(Figure scripts)
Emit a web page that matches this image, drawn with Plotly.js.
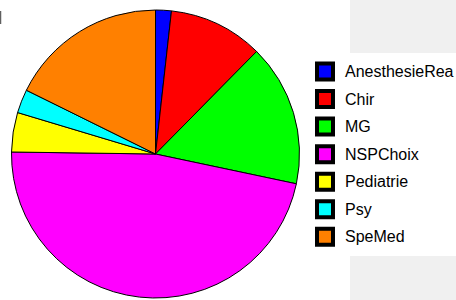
<!DOCTYPE html>
<html>
<head>
<meta charset="utf-8">
<script src="https://cdn.plot.ly/plotly-3.0.1.min.js"></script>
<style>
html,body{margin:0;padding:0;background:#fff;}
#chart{width:456px;height:300px;}
</style>
</head>
<body>
<div id="chart"></div>
<script>
// Data
var categories = ["AnesthesieRea", "Chir", "MG", "NSPChoix", "Pediatrie", "Psy", "SpeMed"];
var counts = [2, 12, 18, 53, 5, 3, 20];
var sliceColors = ["#0000FF", "#FF0000", "#00FF00", "#FF00FF", "#FFFF00", "#00FFFF", "#FF8000"];

var W = 456, H = 300;
function px(x){ return x / W; }
function py(y){ return 1 - y / H; }

var cx = 155.5, cy = 154, r = 144;

var trace = {
  type: "pie",
  labels: categories,
  values: counts,
  sort: false,
  direction: "clockwise",
  rotation: 0,
  textinfo: "none",
  hoverinfo: "label+value",
  marker: { colors: sliceColors, line: { color: "#000000", width: 1 } },
  domain: { x: [px(cx - r), px(cx + r)], y: [py(cy + r), py(cy - r)] },
  showlegend: false
};

var shapes = [
  // grey panels on the right
  { type: "rect", xref: "paper", yref: "paper", x0: px(350), x1: px(456), y0: py(53), y1: py(0),
    fillcolor: "#f0f0f0", line: { width: 0 }, layer: "below" },
  { type: "rect", xref: "paper", yref: "paper", x0: px(350), x1: px(456), y0: py(300), y1: py(256),
    fillcolor: "#f0f0f0", line: { width: 0 }, layer: "below" },
  // small grey mark at left edge
  { type: "line", xref: "paper", yref: "paper", x0: px(0.5), x1: px(0.5), y0: py(11), y1: py(24),
    line: { color: "#606060", width: 1.5 } }
];
var annotations = [];

// Custom legend built from the arrays
var legTop = 71.5, legStep = 27.55;
categories.forEach(function (c, i) {
  var yc = legTop + i * legStep;
  shapes.push({
    type: "rect", xref: "paper", yref: "paper",
    x0: px(317), x1: px(333), y0: py(yc + 8), y1: py(yc - 8),
    fillcolor: sliceColors[i], line: { color: "#000000", width: 4 }
  });
  annotations.push({
    xref: "paper", yref: "paper", x: px(343), y: py(yc), xanchor: "left", yanchor: "middle",
    text: c, showarrow: false,
    font: { family: "Arial", size: 16, color: "#000000" }
  });
});

var layout = {
  width: W, height: H,
  margin: { l: 0, r: 0, t: 0, b: 0, pad: 0 },
  paper_bgcolor: "#ffffff",
  plot_bgcolor: "#ffffff",
  showlegend: false,
  shapes: shapes,
  annotations: annotations
};

Plotly.newPlot("chart", [trace], layout, { displayModeBar: false, staticPlot: true });
</script>
</body>
</html>
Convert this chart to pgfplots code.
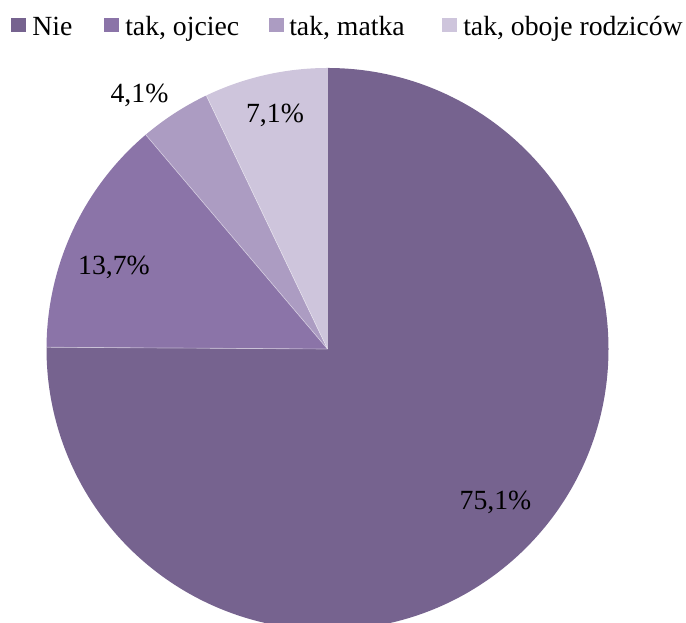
\documentclass[border=0pt]{standalone}
\usepackage{fontspec}
\setmainfont{Liberation Serif}
\usepackage{pgfplots}
\pgfplotsset{compat=1.18}

\definecolor{cnie}{HTML}{76638F}
\definecolor{cojc}{HTML}{8B74A8}
\definecolor{cmat}{HTML}{AC9CC2}
\definecolor{cobo}{HTML}{CEC5DC}

% shares in percent: Nie 75.1, ojciec 13.7, matka 4.1, oboje 7.1
% one axis unit = one pixel of the reference (0.75pt)
\def\R{210.75pt}

\begin{document}
\begin{tikzpicture}
\fontsize{20.8}{25}\selectfont
\begin{axis}[
    name=ax,
    scale only axis,
    width=514.5pt, height=467.25pt,
    xmin=0, xmax=686, ymin=0, ymax=623,
    hide axis,
    clip=true,
  ]
% slices, clockwise from the top
\fill[cnie] (axis cs:327.5,274) -- ++(90:\R)
    arc[start angle=90, delta angle={-3.6*75.1}, radius=\R] -- cycle;
\fill[cojc] (axis cs:327.5,274) -- ++({90-3.6*75.1}:\R)
    arc[start angle={90-3.6*75.1}, delta angle={-3.6*13.7}, radius=\R] -- cycle;
\fill[cmat] (axis cs:327.5,274) -- ++({90-3.6*88.8}:\R)
    arc[start angle={90-3.6*88.8}, delta angle={-3.6*4.1}, radius=\R] -- cycle;
\fill[cobo] (axis cs:327.5,274) -- ++({90-3.6*92.9}:\R)
    arc[start angle={90-3.6*92.9}, delta angle={-3.6*7.1}, radius=\R] -- cycle;
% thin light seams between slices
\draw[white, opacity=0.45, line width=0.5pt]
    (axis cs:327.5,274) -- ++({90-3.6*75.1}:\R);
\draw[white, opacity=0.45, line width=0.5pt]
    (axis cs:327.5,274) -- ++({90-3.6*88.8}:\R);
\draw[white, opacity=0.45, line width=0.5pt]
    (axis cs:327.5,274) -- ++({90-3.6*92.9}:\R);

% data labels
\node[anchor=base] at (axis cs:495.5,113) {75,1\%};
\node[anchor=base] at (axis cs:114,348) {13,7\%};
\node[anchor=base] at (axis cs:139.5,520) {4,1\%};
\node[anchor=base] at (axis cs:275,500) {7,1\%};

% legend
\fill[cnie] (axis cs:11,591) rectangle (axis cs:26,605);
\node[anchor=base west, inner sep=0pt] at (axis cs:32,587) {Nie};
\fill[cojc] (axis cs:104,591) rectangle (axis cs:119,605);
\node[anchor=base west, inner sep=0pt] at (axis cs:125,587) {tak, ojciec};
\fill[cmat] (axis cs:269,591) rectangle (axis cs:284,605);
\node[anchor=base west, inner sep=0pt] at (axis cs:289,587) {tak, matka};
\fill[cobo] (axis cs:442,591) rectangle (axis cs:457,605);
\node[anchor=base west, inner sep=0pt] at (axis cs:463,587) {tak, oboje rodziców};
\end{axis}
\pgfresetboundingbox
\useasboundingbox (ax.south west) rectangle (ax.north east);
\end{tikzpicture}
\end{document}
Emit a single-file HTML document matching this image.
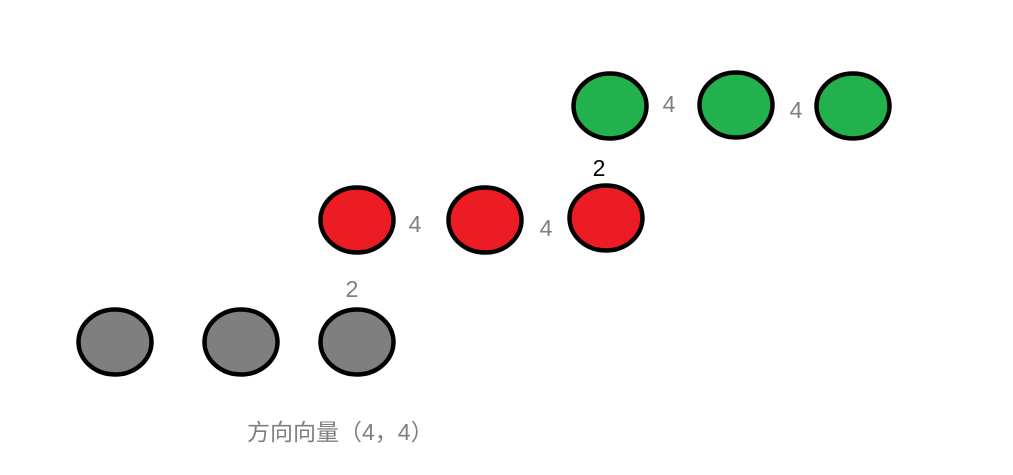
<!DOCTYPE html>
<html><head><meta charset="utf-8"><style>
html,body{margin:0;padding:0;background:#fff;width:1013px;height:475px;overflow:hidden}
text{font-family:"Liberation Sans","Noto Sans CJK SC",sans-serif}
</style></head><body>
<svg width="1013" height="475">
<g id="dots"></g>
<g id="labels"></g>
<text x="247" y="440" font-size="23" fill="#7f7f7f">方向向量（4，4）</text>
</svg>
<script>
const dotX=[115,241,357,357,485,606,610,736,853];
const dotY=[342,342,342,220,220,218,106,105,106];
const dotColor=['#7f7f7f','#7f7f7f','#7f7f7f','#ed1c24','#ed1c24','#ed1c24','#22b14c','#22b14c','#22b14c'];
const labelText=['2','4','4','2','4','4'];
const labelX=[352,415,546,599,669,796];
const labelY=[297,232,236,176,112,118];
const labelColor=['#7f7f7f','#7f7f7f','#7f7f7f','#000','#7f7f7f','#7f7f7f'];
const NS='http://www.w3.org/2000/svg';
const g=document.getElementById('dots');
dotX.forEach((x,i)=>{
 const e=document.createElementNS(NS,'ellipse');
 e.setAttribute('cx',x);e.setAttribute('cy',dotY[i]);
 e.setAttribute('rx',36.5);e.setAttribute('ry',32.5);
 e.setAttribute('fill',dotColor[i]);e.setAttribute('stroke','#000');e.setAttribute('stroke-width',4.5);
 
 
 g.appendChild(e);
});
const l=document.getElementById('labels');
labelText.forEach((t,i)=>{
 const e=document.createElementNS(NS,'text');
 e.setAttribute('x',labelX[i]);e.setAttribute('y',labelY[i]);
 e.setAttribute('font-size',23);e.setAttribute('fill',labelColor[i]);
 e.setAttribute('text-anchor','middle');
 e.textContent=t;
 
 
 l.appendChild(e);
});
</script>
</body></html>
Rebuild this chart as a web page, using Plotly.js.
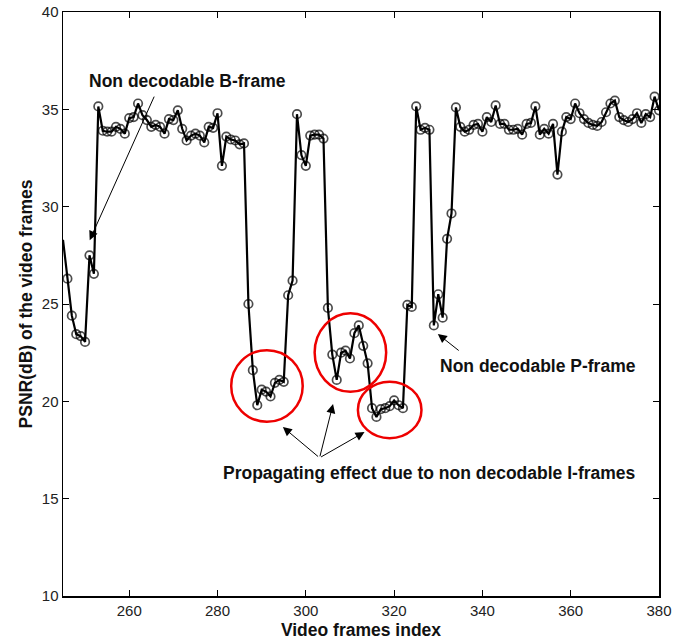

#### What you have to do
Write the records above out again exactly, with no pictures in your copy.

#### Finished task
Emit a web page that matches this image, drawn with Plotly.js.
<!DOCTYPE html>
<html>
<head>
<meta charset="utf-8">
<script src="https://cdn.plot.ly/plotly-3.0.1.min.js"></script>
<style>
html,body{margin:0;padding:0;background:#fff;}
#chart{width:456px;height:300px;}
</style>
</head>
<body>
<div id="chart"></div>
<script>
// Data
var categories = ["AnesthesieRea", "Chir", "MG", "NSPChoix", "Pediatrie", "Psy", "SpeMed"];
var counts = [2, 12, 18, 53, 5, 3, 20];
var sliceColors = ["#0000FF", "#FF0000", "#00FF00", "#FF00FF", "#FFFF00", "#00FFFF", "#FF8000"];

var W = 456, H = 300;
function px(x){ return x / W; }
function py(y){ return 1 - y / H; }

var cx = 155.5, cy = 154, r = 144;

var trace = {
  type: "pie",
  labels: categories,
  values: counts,
  sort: false,
  direction: "clockwise",
  rotation: 0,
  textinfo: "none",
  hoverinfo: "label+value",
  marker: { colors: sliceColors, line: { color: "#000000", width: 1 } },
  domain: { x: [px(cx - r), px(cx + r)], y: [py(cy + r), py(cy - r)] },
  showlegend: false
};

var shapes = [
  // grey panels on the right
  { type: "rect", xref: "paper", yref: "paper", x0: px(350), x1: px(456), y0: py(53), y1: py(0),
    fillcolor: "#f0f0f0", line: { width: 0 }, layer: "below" },
  { type: "rect", xref: "paper", yref: "paper", x0: px(350), x1: px(456), y0: py(300), y1: py(256),
    fillcolor: "#f0f0f0", line: { width: 0 }, layer: "below" },
  // small grey mark at left edge
  { type: "line", xref: "paper", yref: "paper", x0: px(0.5), x1: px(0.5), y0: py(11), y1: py(24),
    line: { color: "#606060", width: 1.5 } }
];
var annotations = [];

// Custom legend built from the arrays
var legTop = 71.5, legStep = 27.55;
categories.forEach(function (c, i) {
  var yc = legTop + i * legStep;
  shapes.push({
    type: "rect", xref: "paper", yref: "paper",
    x0: px(317), x1: px(333), y0: py(yc + 8), y1: py(yc - 8),
    fillcolor: sliceColors[i], line: { color: "#000000", width: 4 }
  });
  annotations.push({
    xref: "paper", yref: "paper", x: px(343), y: py(yc), xanchor: "left", yanchor: "middle",
    text: c, showarrow: false,
    font: { family: "Arial", size: 16, color: "#000000" }
  });
});

var layout = {
  width: W, height: H,
  margin: { l: 0, r: 0, t: 0, b: 0, pad: 0 },
  paper_bgcolor: "#ffffff",
  plot_bgcolor: "#ffffff",
  showlegend: false,
  shapes: shapes,
  annotations: annotations
};

Plotly.newPlot("chart", [trace], layout, { displayModeBar: false, staticPlot: true });
</script>
</body>
</html>
Convert this chart to pgfplots code.
\documentclass[border=0pt]{standalone}
\usepackage{fontspec}
\setmainfont{Liberation Serif}
\usepackage{pgfplots}
\pgfplotsset{compat=1.18}

\definecolor{cnie}{HTML}{76638F}
\definecolor{cojc}{HTML}{8B74A8}
\definecolor{cmat}{HTML}{AC9CC2}
\definecolor{cobo}{HTML}{CEC5DC}

% shares in percent: Nie 75.1, ojciec 13.7, matka 4.1, oboje 7.1
% one axis unit = one pixel of the reference (0.75pt)
\def\R{210.75pt}

\begin{document}
\begin{tikzpicture}
\fontsize{20.8}{25}\selectfont
\begin{axis}[
    name=ax,
    scale only axis,
    width=514.5pt, height=467.25pt,
    xmin=0, xmax=686, ymin=0, ymax=623,
    hide axis,
    clip=true,
  ]
% slices, clockwise from the top
\fill[cnie] (axis cs:327.5,274) -- ++(90:\R)
    arc[start angle=90, delta angle={-3.6*75.1}, radius=\R] -- cycle;
\fill[cojc] (axis cs:327.5,274) -- ++({90-3.6*75.1}:\R)
    arc[start angle={90-3.6*75.1}, delta angle={-3.6*13.7}, radius=\R] -- cycle;
\fill[cmat] (axis cs:327.5,274) -- ++({90-3.6*88.8}:\R)
    arc[start angle={90-3.6*88.8}, delta angle={-3.6*4.1}, radius=\R] -- cycle;
\fill[cobo] (axis cs:327.5,274) -- ++({90-3.6*92.9}:\R)
    arc[start angle={90-3.6*92.9}, delta angle={-3.6*7.1}, radius=\R] -- cycle;
% thin light seams between slices
\draw[white, opacity=0.45, line width=0.5pt]
    (axis cs:327.5,274) -- ++({90-3.6*75.1}:\R);
\draw[white, opacity=0.45, line width=0.5pt]
    (axis cs:327.5,274) -- ++({90-3.6*88.8}:\R);
\draw[white, opacity=0.45, line width=0.5pt]
    (axis cs:327.5,274) -- ++({90-3.6*92.9}:\R);

% data labels
\node[anchor=base] at (axis cs:495.5,113) {75,1\%};
\node[anchor=base] at (axis cs:114,348) {13,7\%};
\node[anchor=base] at (axis cs:139.5,520) {4,1\%};
\node[anchor=base] at (axis cs:275,500) {7,1\%};

% legend
\fill[cnie] (axis cs:11,591) rectangle (axis cs:26,605);
\node[anchor=base west, inner sep=0pt] at (axis cs:32,587) {Nie};
\fill[cojc] (axis cs:104,591) rectangle (axis cs:119,605);
\node[anchor=base west, inner sep=0pt] at (axis cs:125,587) {tak, ojciec};
\fill[cmat] (axis cs:269,591) rectangle (axis cs:284,605);
\node[anchor=base west, inner sep=0pt] at (axis cs:289,587) {tak, matka};
\fill[cobo] (axis cs:442,591) rectangle (axis cs:457,605);
\node[anchor=base west, inner sep=0pt] at (axis cs:463,587) {tak, oboje rodziców};
\end{axis}
\pgfresetboundingbox
\useasboundingbox (ax.south west) rectangle (ax.north east);
\end{tikzpicture}
\end{document}
Emit a single-file HTML document matching this image.
<!DOCTYPE html>
<html><head><meta charset="utf-8"><style>
html,body{margin:0;padding:0;background:#fff;width:1013px;height:475px;overflow:hidden}
text{font-family:"Liberation Sans","Noto Sans CJK SC",sans-serif}
</style></head><body>
<svg width="1013" height="475">
<g id="dots"></g>
<g id="labels"></g>
<text x="247" y="440" font-size="23" fill="#7f7f7f">方向向量（4，4）</text>
</svg>
<script>
const dotX=[115,241,357,357,485,606,610,736,853];
const dotY=[342,342,342,220,220,218,106,105,106];
const dotColor=['#7f7f7f','#7f7f7f','#7f7f7f','#ed1c24','#ed1c24','#ed1c24','#22b14c','#22b14c','#22b14c'];
const labelText=['2','4','4','2','4','4'];
const labelX=[352,415,546,599,669,796];
const labelY=[297,232,236,176,112,118];
const labelColor=['#7f7f7f','#7f7f7f','#7f7f7f','#000','#7f7f7f','#7f7f7f'];
const NS='http://www.w3.org/2000/svg';
const g=document.getElementById('dots');
dotX.forEach((x,i)=>{
 const e=document.createElementNS(NS,'ellipse');
 e.setAttribute('cx',x);e.setAttribute('cy',dotY[i]);
 e.setAttribute('rx',36.5);e.setAttribute('ry',32.5);
 e.setAttribute('fill',dotColor[i]);e.setAttribute('stroke','#000');e.setAttribute('stroke-width',4.5);
 
 
 g.appendChild(e);
});
const l=document.getElementById('labels');
labelText.forEach((t,i)=>{
 const e=document.createElementNS(NS,'text');
 e.setAttribute('x',labelX[i]);e.setAttribute('y',labelY[i]);
 e.setAttribute('font-size',23);e.setAttribute('fill',labelColor[i]);
 e.setAttribute('text-anchor','middle');
 e.textContent=t;
 
 
 l.appendChild(e);
});
</script>
</body></html>
Rebuild this chart as a web page, using Plotly.js.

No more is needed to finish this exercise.